高校、大学までは無名だったのに...。
プロになって大成した選手ベスト5
「大物」と騒がれながら、消えていったJリーガーがたくさんいる一方で、プロ入りするまで無名だった選手が大成する例も少なくない。今回は、そういった選手の代表格は誰なのか、識者にアンケートを実施してみた。結果は以下のとおりとなった――。
photo by AFLO第4位:福西崇史
text by Sugiyama Shigeki
1995年、高卒でジュビロ磐田に入団した福西崇史は、翌シーズンにはもうスタメンに定着していた。藤田俊哉、名波浩、中山雅史、ドゥンガ、ファネンブルグ等、そうそうたるメンバーが並ぶそのなかで、異彩を放つ存在だった。
その時、20歳。年代別カテゴリーの日本代表に選出された経歴があったわけではない。
出身高校は新居浜工業高。愛媛県の高校といえば、その頃、南宇和が全国的に知られていて、1989年度の全国高校サッカー選手権で優勝を遂げていたが、愛媛県全体はサッカー先進県とは言えなかった。磐田のスカウトが南宇和の選手を視察に行った試合で、対戦相手の選手としてピッチに立っていた福西に、偶然目が止まったという話だ。
磐田にはFWとして入団したが、当時磐田の監督を務めていたハンス・オフトの発案で守備的MFにコンバートされた。ブランド力の低い選手がひとり混じっている感じだった。
しかし2、3年後には、チームの"顔"になっていた。歌舞伎役者然とした長身のイケメンだったこともあるが、傍らで構えるドゥンガにボランチ学を教え込まれたことも大きかった。
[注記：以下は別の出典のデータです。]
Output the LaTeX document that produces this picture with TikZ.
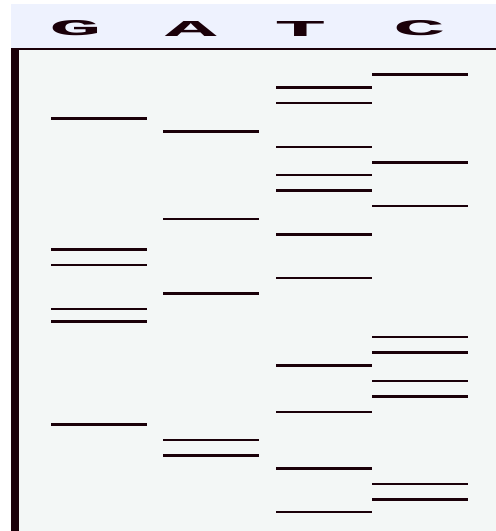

1999年、日本代表に初選出。2002年日韓共催W杯では途中交代による1試合出場に終わったが、それから2006年ドイツW杯までの4年間は、日本代表の主力として活躍した。代表史に大きな影響を与えた選手として認知されている。
慧眼のスカウトや指導者がいなければ、誕生していなかった選手。サッカーの特殊性や奥深さを語る時、福西は外せない選手と言えるだろう。